As it neared lunchtime the next day, we decided to catch a cab & go to Delhi Durbaar near Bhendi Bazaar. Had our fill & decided to get back to Churchgate & catch an Andheri Local. This time too Madnesh argued with me to go by cab till Bandra & then at Bandra, decide the future course of action. For the first time (in my knowledge) Madnesh proved to be right, the trains were running only till Mahalaxmi & then from Bandra onwards, as a result of which the exit of Mahalaxmi station looked like a bomb shelter & there was no way we could get a cab there (I’ve always hated Mahalaxmi for the simple reason that Essar’s main office is situated there & I had my first failure working in my present company at Essar. Also the receptionists there gave me a smaller conference room than what I had expected & asked for.). We reached Mahim in ½ hr. flat & as we came out near Mahim Church there was a huge traffic jam. The cars were just standing still (for the first time in proper lanes), in some cases the drivers had just walked off leaving the cars in the middle of the road. There were Fire Engines & Ambulances trapped in between, it was all chaos & to add to it Madnesh was going to walk through it. In such a scenario we started a long walk back to our homes. Before going any further, I’d like to ask every person who travels towards Bandra to look into the Mahim creek. I always thought that the natural colour of the water was black, but due to the heavy rains & the great amounts of clean fresh water introduced into the creek, the water’s turned muddy brown. Couple more days of rains would’ve got the water’s colour to blue. I suggest everyone to go & see the miraculous change.

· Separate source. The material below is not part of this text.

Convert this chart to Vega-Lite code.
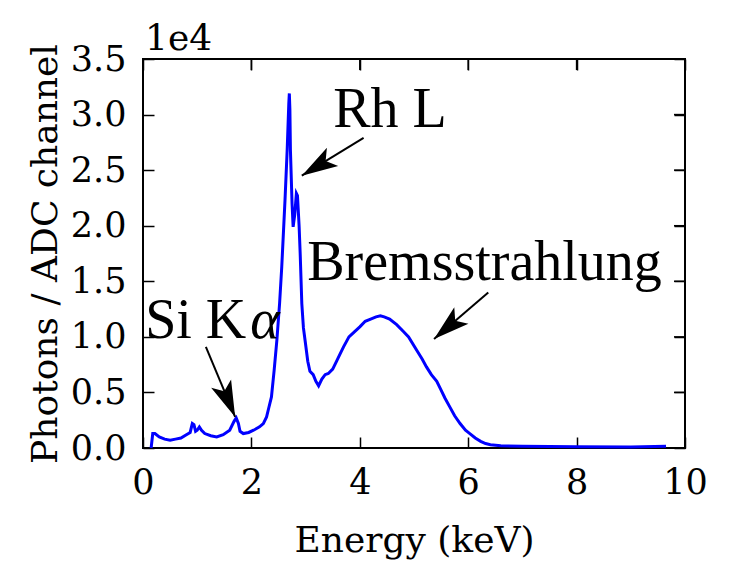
{
  "$schema": "https://vega.github.io/schema/vega-lite/v6.json",
  "width": 542,
  "height": 389,
  "autosize": {"type": "none"},
  "padding": {"left": 143, "top": 59, "right": 45, "bottom": 121},
  "background": "white",
  "title": {"text": "1e4", "anchor": "start", "frame": "group", "font": "DejaVu Serif", "fontSize": 36, "fontWeight": "normal", "color": "black", "offset": 3, "baseline": "bottom", "dx": 2, "dy": 55},
  "resolve": {"axis": {"x": "independent", "y": "independent"}},
  "config": {
    "view": {"stroke": "black", "strokeWidth": 2},
    "axis": {"grid": false, "domain": false, "labelFlush": false, "labelFont": "DejaVu Serif", "labelFontSize": 35, "labelColor": "black", "titleFont": "DejaVu Serif", "titleFontSize": 36, "titleFontWeight": "normal", "titleColor": "black", "tickColor": "black", "tickWidth": 1.5, "tickSize": -11}
  },
  "datasets": {
    "spectrum": [
      {"energy": 0.15, "counts": 0},
      {"energy": 0.18, "counts": 1300},
      {"energy": 0.22, "counts": 1300},
      {"energy": 0.3, "counts": 1000},
      {"energy": 0.4, "counts": 800},
      {"energy": 0.5, "counts": 700},
      {"energy": 0.6, "counts": 800},
      {"energy": 0.7, "counts": 900},
      {"energy": 0.8, "counts": 1200},
      {"energy": 0.87, "counts": 1400},
      {"energy": 0.91, "counts": 2200},
      {"energy": 0.94, "counts": 2100},
      {"energy": 0.97, "counts": 1500},
      {"energy": 1.0, "counts": 1600},
      {"energy": 1.04, "counts": 1900},
      {"energy": 1.08, "counts": 1600},
      {"energy": 1.14, "counts": 1300},
      {"energy": 1.25, "counts": 1100},
      {"energy": 1.36, "counts": 1000},
      {"energy": 1.48, "counts": 1200},
      {"energy": 1.6, "counts": 1600},
      {"energy": 1.68, "counts": 2400},
      {"energy": 1.72, "counts": 2700},
      {"energy": 1.76, "counts": 2200},
      {"energy": 1.79, "counts": 1500},
      {"energy": 1.85, "counts": 1300},
      {"energy": 1.95, "counts": 1400},
      {"energy": 2.04, "counts": 1600},
      {"energy": 2.15, "counts": 1900},
      {"energy": 2.22, "counts": 2200},
      {"energy": 2.28, "counts": 2800},
      {"energy": 2.32, "counts": 3600},
      {"energy": 2.37, "counts": 4600},
      {"energy": 2.42, "counts": 7000},
      {"energy": 2.47, "counts": 9700},
      {"energy": 2.52, "counts": 13000},
      {"energy": 2.56, "counts": 16300},
      {"energy": 2.62, "counts": 22300},
      {"energy": 2.66, "counts": 26800},
      {"energy": 2.69, "counts": 31000},
      {"energy": 2.7, "counts": 31900},
      {"energy": 2.71, "counts": 30500},
      {"energy": 2.72, "counts": 26800},
      {"energy": 2.75, "counts": 22000},
      {"energy": 2.77, "counts": 19900},
      {"energy": 2.8, "counts": 21000},
      {"energy": 2.83, "counts": 22900},
      {"energy": 2.85, "counts": 22700},
      {"energy": 2.88, "counts": 20000},
      {"energy": 2.9, "counts": 17500},
      {"energy": 2.93, "counts": 13000},
      {"energy": 2.96, "counts": 10800},
      {"energy": 2.99, "counts": 9700},
      {"energy": 3.04, "counts": 7800},
      {"energy": 3.08, "counts": 6900},
      {"energy": 3.14, "counts": 6600},
      {"energy": 3.19, "counts": 6000},
      {"energy": 3.24, "counts": 5600},
      {"energy": 3.3, "counts": 6200},
      {"energy": 3.36, "counts": 6600},
      {"energy": 3.42, "counts": 6700},
      {"energy": 3.5, "counts": 7100},
      {"energy": 3.57, "counts": 7800},
      {"energy": 3.63, "counts": 8400},
      {"energy": 3.7, "counts": 9100},
      {"energy": 3.8, "counts": 10000},
      {"energy": 3.91, "counts": 10500},
      {"energy": 4.0, "counts": 10900},
      {"energy": 4.1, "counts": 11400},
      {"energy": 4.2, "counts": 11600},
      {"energy": 4.3, "counts": 11800},
      {"energy": 4.38, "counts": 11900},
      {"energy": 4.45, "counts": 11800},
      {"energy": 4.55, "counts": 11600},
      {"energy": 4.68, "counts": 11100},
      {"energy": 4.8, "counts": 10500},
      {"energy": 4.9, "counts": 10000},
      {"energy": 5.05, "counts": 8800},
      {"energy": 5.15, "counts": 8000},
      {"energy": 5.23, "counts": 7300},
      {"energy": 5.32, "counts": 6600},
      {"energy": 5.42, "counts": 6000},
      {"energy": 5.5, "counts": 5200},
      {"energy": 5.57, "counts": 4500},
      {"energy": 5.66, "counts": 3700},
      {"energy": 5.75, "counts": 2900},
      {"energy": 5.85, "counts": 2200},
      {"energy": 5.95, "counts": 1600},
      {"energy": 6.03, "counts": 1300},
      {"energy": 6.13, "counts": 900},
      {"energy": 6.23, "counts": 600},
      {"energy": 6.32, "counts": 400},
      {"energy": 6.41, "counts": 300},
      {"energy": 6.6, "counts": 200},
      {"energy": 7.0, "counts": 150},
      {"energy": 8.0, "counts": 120},
      {"energy": 9.0, "counts": 100},
      {"energy": 9.65, "counts": 150}
    ],
    "arrows": [
      {"label": "Rh L", "x": 4.07, "y": 27900, "x2": 2.93, "y2": 24500},
      {"label": "Bremsstrahlung", "x": 6.37, "y": 14000, "x2": 5.37, "y2": 9800},
      {"label": "Si Ka", "x": 1.16, "y": 9100, "x2": 1.7, "y2": 2800}
    ],
    "labels": [
      {"text": "Rh L", "x": 3.51, "y": 28890},
      {"text": "Bremsstrahlung", "x": 3.03, "y": 15120},
      {"text": "Si K", "x": 0.04, "y": 9900}
    ],
    "greek": [
      {"text": "α", "x": 1.98, "y": 9900}
    ],
    "xticks": [{"v": 2}, {"v": 4}, {"v": 6}, {"v": 8}],
    "yticks": [{"v": 5000}, {"v": 10000}, {"v": 15000}, {"v": 20000}, {"v": 25000}, {"v": 30000}]
  },
  "layer": [
    {
      "data": {"name": "spectrum"},
      "mark": {"type": "line", "color": "#0000ff", "strokeWidth": 3},
      "encoding": {
        "x": {"field": "energy", "type": "quantitative", "scale": {"domain": [0, 10], "nice": false, "padding": 0, "zero": false},
              "axis": {"orient": "bottom", "values": [0, 2, 4, 6, 8, 10], "format": "d", "title": "Energy (keV)", "labelPadding": 28, "titlePadding": 23}},
        "y": {"field": "counts", "type": "quantitative", "scale": {"domain": [0, 35000], "nice": false, "padding": 0},
              "axis": {"orient": "left", "values": [0, 5000, 10000, 15000, 20000, 25000, 30000, 35000], "labelExpr": "format(datum.value / 10000, '.1f')", "title": "Photons / ADC channel", "labelPadding": 28, "titlePadding": 6}}
      }
    },
    {
      "data": {"name": "arrows"},
      "mark": {"type": "rule", "color": "black", "strokeWidth": 2},
      "encoding": {
        "x": {"field": "x", "type": "quantitative", "scale": {"domain": [0, 10], "nice": false, "padding": 0},
              "axis": {"orient": "top", "values": [0, 2, 4, 6, 8, 10], "labels": true, "labelOpacity": 0, "labelFontSize": 1, "labelPadding": 11, "title": null, "ticks": true, "tickSize": -11, "tickColor": "black", "tickOpacity": 1, "zindex": 2}},
        "y": {"field": "y", "type": "quantitative", "scale": {"domain": [0, 35000], "nice": false, "padding": 0},
              "axis": {"orient": "right", "values": [0, 5000, 10000, 15000, 20000, 25000, 30000, 35000], "labels": true, "labelOpacity": 0, "labelFontSize": 1, "labelPadding": 11, "title": null, "ticks": true, "tickSize": -11, "tickColor": "black", "tickOpacity": 1, "zindex": 2}},
        "x2": {"field": "x2"},
        "y2": {"field": "y2"}
      }
    },
    {
      "data": {"name": "xticks"},
      "mark": {"type": "rule", "color": "black", "strokeWidth": 1.5},
      "encoding": {
        "x": {"field": "v", "type": "quantitative", "scale": {"domain": [0, 10], "nice": false, "padding": 0}, "axis": null},
        "y": {"datum": 35000, "type": "quantitative", "scale": {"domain": [0, 35000], "nice": false, "padding": 0}, "axis": null},
        "y2": {"datum": 34010}
      }
    },
    {
      "data": {"name": "yticks"},
      "mark": {"type": "rule", "color": "black", "strokeWidth": 1.5},
      "encoding": {
        "y": {"field": "v", "type": "quantitative", "scale": {"domain": [0, 35000], "nice": false, "padding": 0}, "axis": null},
        "x": {"datum": 10, "type": "quantitative", "scale": {"domain": [0, 10], "nice": false, "padding": 0}, "axis": null},
        "x2": {"datum": 9.797}
      }
    },
    {
      "data": {"name": "arrows"},
      "transform": [{"filter": "datum.label == 'Rh L'"}],
      "mark": {"type": "point", "filled": true, "color": "black", "opacity": 1, "shape": "M0,0L-0.6,2L0,1.55L0.6,2Z", "size": 1300, "angle": 238.5},
      "encoding": {
        "x": {"field": "x2", "type": "quantitative", "scale": {"domain": [0, 10], "nice": false, "padding": 0}, "axis": null},
        "y": {"field": "y2", "type": "quantitative", "scale": {"domain": [0, 35000], "nice": false, "padding": 0}, "axis": null}
      }
    },
    {
      "data": {"name": "arrows"},
      "transform": [{"filter": "datum.label == 'Bremsstrahlung'"}],
      "mark": {"type": "point", "filled": true, "color": "black", "opacity": 1, "shape": "M0,0L-0.6,2L0,1.55L0.6,2Z", "size": 1300, "angle": 229.2},
      "encoding": {
        "x": {"field": "x2", "type": "quantitative", "scale": {"domain": [0, 10], "nice": false, "padding": 0}, "axis": null},
        "y": {"field": "y2", "type": "quantitative", "scale": {"domain": [0, 35000], "nice": false, "padding": 0}, "axis": null}
      }
    },
    {
      "data": {"name": "arrows"},
      "transform": [{"filter": "datum.label == 'Si Ka'"}],
      "mark": {"type": "point", "filled": true, "color": "black", "opacity": 1, "shape": "M0,0L-0.6,2L0,1.55L0.6,2Z", "size": 1300, "angle": 157.1},
      "encoding": {
        "x": {"field": "x2", "type": "quantitative", "scale": {"domain": [0, 10], "nice": false, "padding": 0}, "axis": null},
        "y": {"field": "y2", "type": "quantitative", "scale": {"domain": [0, 35000], "nice": false, "padding": 0}, "axis": null}
      }
    },
    {
      "data": {"name": "labels"},
      "mark": {"type": "text", "font": "Liberation Serif", "fontSize": 56, "align": "left", "baseline": "alphabetic", "color": "black"},
      "encoding": {
        "x": {"field": "x", "type": "quantitative", "scale": {"domain": [0, 10], "nice": false, "padding": 0}, "axis": null},
        "y": {"field": "y", "type": "quantitative", "scale": {"domain": [0, 35000], "nice": false, "padding": 0}, "axis": null},
        "text": {"field": "text"}
      }
    },
    {
      "data": {"name": "greek"},
      "mark": {"type": "text", "font": "Liberation Serif", "fontSize": 56, "fontStyle": "italic", "align": "left", "baseline": "alphabetic", "color": "black"},
      "encoding": {
        "x": {"field": "x", "type": "quantitative", "scale": {"domain": [0, 10], "nice": false, "padding": 0}, "axis": null},
        "y": {"field": "y", "type": "quantitative", "scale": {"domain": [0, 35000], "nice": false, "padding": 0}, "axis": null},
        "text": {"field": "text"}
      }
    }
  ]
}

I do not remember much, but I could see a lot of people walking, felt like being in a protest march or something. With the lane of S V Road which goes north bombay, full of cars parked & the other lane full of people trying to reach home. Around Khar Jn. I heard singing, surprised I turned around to find Madnesh covered in sweat, stumbling along, totally exhausted, singing!!! Not humming or anything but loud singing. As I started to sing along with him I realized it got our minds off the details like which area we were in, or how much walking was still required or to ignore the dead man we saw on the footpath near khar station. We went on singing & marching (& drinking tea, eating biscuits, thanks to all those beautiful people who mistook our singing for crying).

I hate writing about the good times I had when so many people suffered but I guess I have written this post so that I could archive for the future that I had really walked so much, even tell my kids the day when I walked from Mahim to Andheri. Also if any people other than Iyer read this post, to publicly thank that old dude who had joined us at Mahim in our march. We got home because we did not want to look exhausted in front of the old dude & the old dude must’ve gone home happy that he was in a better shape than 2 young guys (Hope he reached home safely).

I'd like to finish this post off on what H G Wells had once written , “While there is a chance of the world getting through its troubles, I hold that a reasonable man has to behave as though he were sure of it. If at the end, your cheerfulness is not justified, at any rate you will have been cheerful.”